TASK INSTRUCTIONS: Copy out the listing that follows, exact in every word, and skip the images.
_ _ _ _ _ _ _
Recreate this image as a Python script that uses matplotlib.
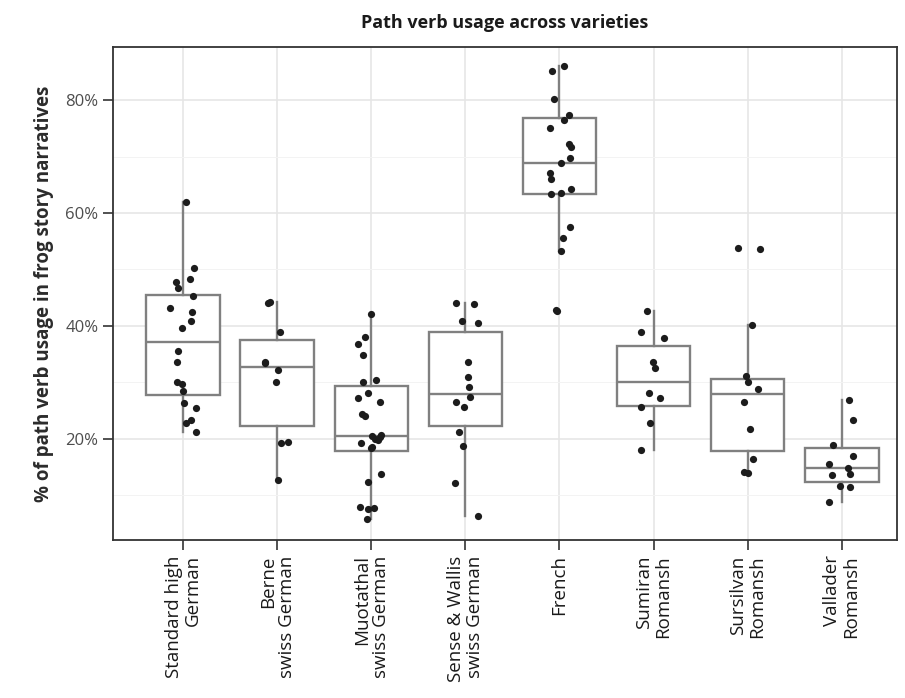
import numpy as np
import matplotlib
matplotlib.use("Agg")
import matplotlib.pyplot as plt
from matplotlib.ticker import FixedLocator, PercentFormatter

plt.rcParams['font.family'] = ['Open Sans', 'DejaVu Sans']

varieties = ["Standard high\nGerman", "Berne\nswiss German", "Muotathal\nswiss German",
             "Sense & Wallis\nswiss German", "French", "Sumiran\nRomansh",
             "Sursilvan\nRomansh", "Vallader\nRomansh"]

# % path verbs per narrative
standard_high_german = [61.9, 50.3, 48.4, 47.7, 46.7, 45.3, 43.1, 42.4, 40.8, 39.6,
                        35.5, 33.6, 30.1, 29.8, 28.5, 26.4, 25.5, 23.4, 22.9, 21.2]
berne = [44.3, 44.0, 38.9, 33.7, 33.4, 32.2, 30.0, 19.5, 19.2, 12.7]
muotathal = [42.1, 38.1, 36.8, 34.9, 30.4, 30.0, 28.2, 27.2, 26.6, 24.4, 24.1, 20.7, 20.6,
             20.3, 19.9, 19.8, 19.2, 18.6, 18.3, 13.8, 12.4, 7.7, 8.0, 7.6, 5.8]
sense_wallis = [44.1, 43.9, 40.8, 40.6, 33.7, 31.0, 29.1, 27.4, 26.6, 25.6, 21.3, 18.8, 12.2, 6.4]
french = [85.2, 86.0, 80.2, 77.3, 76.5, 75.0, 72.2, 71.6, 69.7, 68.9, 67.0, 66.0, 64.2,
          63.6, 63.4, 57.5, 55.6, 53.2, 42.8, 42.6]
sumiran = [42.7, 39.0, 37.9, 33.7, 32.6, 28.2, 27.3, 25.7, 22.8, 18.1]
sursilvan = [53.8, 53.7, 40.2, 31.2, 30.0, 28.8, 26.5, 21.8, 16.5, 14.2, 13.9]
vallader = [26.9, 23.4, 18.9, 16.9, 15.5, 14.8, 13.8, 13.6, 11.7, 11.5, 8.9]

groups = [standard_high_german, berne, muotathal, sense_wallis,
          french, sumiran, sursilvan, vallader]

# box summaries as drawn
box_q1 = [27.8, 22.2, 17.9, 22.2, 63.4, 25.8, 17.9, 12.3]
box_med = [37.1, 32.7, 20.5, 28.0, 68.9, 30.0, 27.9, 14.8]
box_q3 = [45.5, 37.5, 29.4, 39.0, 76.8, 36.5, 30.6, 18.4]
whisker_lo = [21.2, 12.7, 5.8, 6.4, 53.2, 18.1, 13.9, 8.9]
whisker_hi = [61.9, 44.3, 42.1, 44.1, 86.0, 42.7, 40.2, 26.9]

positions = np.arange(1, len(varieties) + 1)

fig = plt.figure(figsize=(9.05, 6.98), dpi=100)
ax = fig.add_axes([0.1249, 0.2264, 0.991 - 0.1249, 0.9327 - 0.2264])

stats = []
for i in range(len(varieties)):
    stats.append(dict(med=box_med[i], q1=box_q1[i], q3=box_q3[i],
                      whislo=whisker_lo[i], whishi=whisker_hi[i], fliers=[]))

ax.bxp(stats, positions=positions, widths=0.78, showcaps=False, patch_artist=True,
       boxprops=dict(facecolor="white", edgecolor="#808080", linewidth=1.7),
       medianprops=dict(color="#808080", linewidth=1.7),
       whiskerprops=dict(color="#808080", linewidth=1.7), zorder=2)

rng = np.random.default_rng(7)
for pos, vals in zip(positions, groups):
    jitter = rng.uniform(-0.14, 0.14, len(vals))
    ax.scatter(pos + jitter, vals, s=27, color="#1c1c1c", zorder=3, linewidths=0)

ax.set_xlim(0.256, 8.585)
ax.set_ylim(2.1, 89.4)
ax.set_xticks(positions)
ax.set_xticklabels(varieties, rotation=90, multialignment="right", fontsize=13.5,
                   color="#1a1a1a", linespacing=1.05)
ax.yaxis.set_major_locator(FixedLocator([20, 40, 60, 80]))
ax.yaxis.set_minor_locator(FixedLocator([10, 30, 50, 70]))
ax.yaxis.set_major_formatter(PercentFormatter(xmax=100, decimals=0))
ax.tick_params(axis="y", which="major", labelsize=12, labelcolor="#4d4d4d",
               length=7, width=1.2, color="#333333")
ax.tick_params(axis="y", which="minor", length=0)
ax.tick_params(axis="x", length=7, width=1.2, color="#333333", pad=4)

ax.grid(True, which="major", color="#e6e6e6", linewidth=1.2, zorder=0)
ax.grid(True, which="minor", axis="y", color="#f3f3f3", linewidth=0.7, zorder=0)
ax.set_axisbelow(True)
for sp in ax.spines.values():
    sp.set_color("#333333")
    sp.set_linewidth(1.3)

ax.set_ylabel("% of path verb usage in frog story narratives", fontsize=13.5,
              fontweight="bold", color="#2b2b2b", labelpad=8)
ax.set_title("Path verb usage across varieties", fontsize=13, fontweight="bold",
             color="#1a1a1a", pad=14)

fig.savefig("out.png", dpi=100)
_ _ _ _ _ _ _
EXERCISE ANSWER:
Recreate this image as a Python script that uses matplotlib.
import numpy as np
import matplotlib
matplotlib.use("Agg")
import matplotlib.pyplot as plt
from matplotlib.ticker import FixedLocator, PercentFormatter

plt.rcParams['font.family'] = ['Open Sans', 'DejaVu Sans']

varieties = ["Standard high\nGerman", "Berne\nswiss German", "Muotathal\nswiss German",
             "Sense & Wallis\nswiss German", "French", "Sumiran\nRomansh",
             "Sursilvan\nRomansh", "Vallader\nRomansh"]

# % path verbs per narrative
standard_high_german = [61.9, 50.3, 48.4, 47.7, 46.7, 45.3, 43.1, 42.4, 40.8, 39.6,
                        35.5, 33.6, 30.1, 29.8, 28.5, 26.4, 25.5, 23.4, 22.9, 21.2]
berne = [44.3, 44.0, 38.9, 33.7, 33.4, 32.2, 30.0, 19.5, 19.2, 12.7]
muotathal = [42.1, 38.1, 36.8, 34.9, 30.4, 30.0, 28.2, 27.2, 26.6, 24.4, 24.1, 20.7, 20.6,
             20.3, 19.9, 19.8, 19.2, 18.6, 18.3, 13.8, 12.4, 7.7, 8.0, 7.6, 5.8]
sense_wallis = [44.1, 43.9, 40.8, 40.6, 33.7, 31.0, 29.1, 27.4, 26.6, 25.6, 21.3, 18.8, 12.2, 6.4]
french = [85.2, 86.0, 80.2, 77.3, 76.5, 75.0, 72.2, 71.6, 69.7, 68.9, 67.0, 66.0, 64.2,
          63.6, 63.4, 57.5, 55.6, 53.2, 42.8, 42.6]
sumiran = [42.7, 39.0, 37.9, 33.7, 32.6, 28.2, 27.3, 25.7, 22.8, 18.1]
sursilvan = [53.8, 53.7, 40.2, 31.2, 30.0, 28.8, 26.5, 21.8, 16.5, 14.2, 13.9]
vallader = [26.9, 23.4, 18.9, 16.9, 15.5, 14.8, 13.8, 13.6, 11.7, 11.5, 8.9]

groups = [standard_high_german, berne, muotathal, sense_wallis,
          french, sumiran, sursilvan, vallader]

# box summaries as drawn
box_q1 = [27.8, 22.2, 17.9, 22.2, 63.4, 25.8, 17.9, 12.3]
box_med = [37.1, 32.7, 20.5, 28.0, 68.9, 30.0, 27.9, 14.8]
box_q3 = [45.5, 37.5, 29.4, 39.0, 76.8, 36.5, 30.6, 18.4]
whisker_lo = [21.2, 12.7, 5.8, 6.4, 53.2, 18.1, 13.9, 8.9]
whisker_hi = [61.9, 44.3, 42.1, 44.1, 86.0, 42.7, 40.2, 26.9]

positions = np.arange(1, len(varieties) + 1)

fig = plt.figure(figsize=(9.05, 6.98), dpi=100)
ax = fig.add_axes([0.1249, 0.2264, 0.991 - 0.1249, 0.9327 - 0.2264])

stats = []
for i in range(len(varieties)):
    stats.append(dict(med=box_med[i], q1=box_q1[i], q3=box_q3[i],
                      whislo=whisker_lo[i], whishi=whisker_hi[i], fliers=[]))

ax.bxp(stats, positions=positions, widths=0.78, showcaps=False, patch_artist=True,
       boxprops=dict(facecolor="white", edgecolor="#808080", linewidth=1.7),
       medianprops=dict(color="#808080", linewidth=1.7),
       whiskerprops=dict(color="#808080", linewidth=1.7), zorder=2)

rng = np.random.default_rng(7)
for pos, vals in zip(positions, groups):
    jitter = rng.uniform(-0.14, 0.14, len(vals))
    ax.scatter(pos + jitter, vals, s=27, color="#1c1c1c", zorder=3, linewidths=0)

ax.set_xlim(0.256, 8.585)
ax.set_ylim(2.1, 89.4)
ax.set_xticks(positions)
ax.set_xticklabels(varieties, rotation=90, multialignment="right", fontsize=13.5,
                   color="#1a1a1a", linespacing=1.05)
ax.yaxis.set_major_locator(FixedLocator([20, 40, 60, 80]))
ax.yaxis.set_minor_locator(FixedLocator([10, 30, 50, 70]))
ax.yaxis.set_major_formatter(PercentFormatter(xmax=100, decimals=0))
ax.tick_params(axis="y", which="major", labelsize=12, labelcolor="#4d4d4d",
               length=7, width=1.2, color="#333333")
ax.tick_params(axis="y", which="minor", length=0)
ax.tick_params(axis="x", length=7, width=1.2, color="#333333", pad=4)

ax.grid(True, which="major", color="#e6e6e6", linewidth=1.2, zorder=0)
ax.grid(True, which="minor", axis="y", color="#f3f3f3", linewidth=0.7, zorder=0)
ax.set_axisbelow(True)
for sp in ax.spines.values():
    sp.set_color("#333333")
    sp.set_linewidth(1.3)

ax.set_ylabel("% of path verb usage in frog story narratives", fontsize=13.5,
              fontweight="bold", color="#2b2b2b", labelpad=8)
ax.set_title("Path verb usage across varieties", fontsize=13, fontweight="bold",
             color="#1a1a1a", pad=14)

fig.savefig("out.png", dpi=100)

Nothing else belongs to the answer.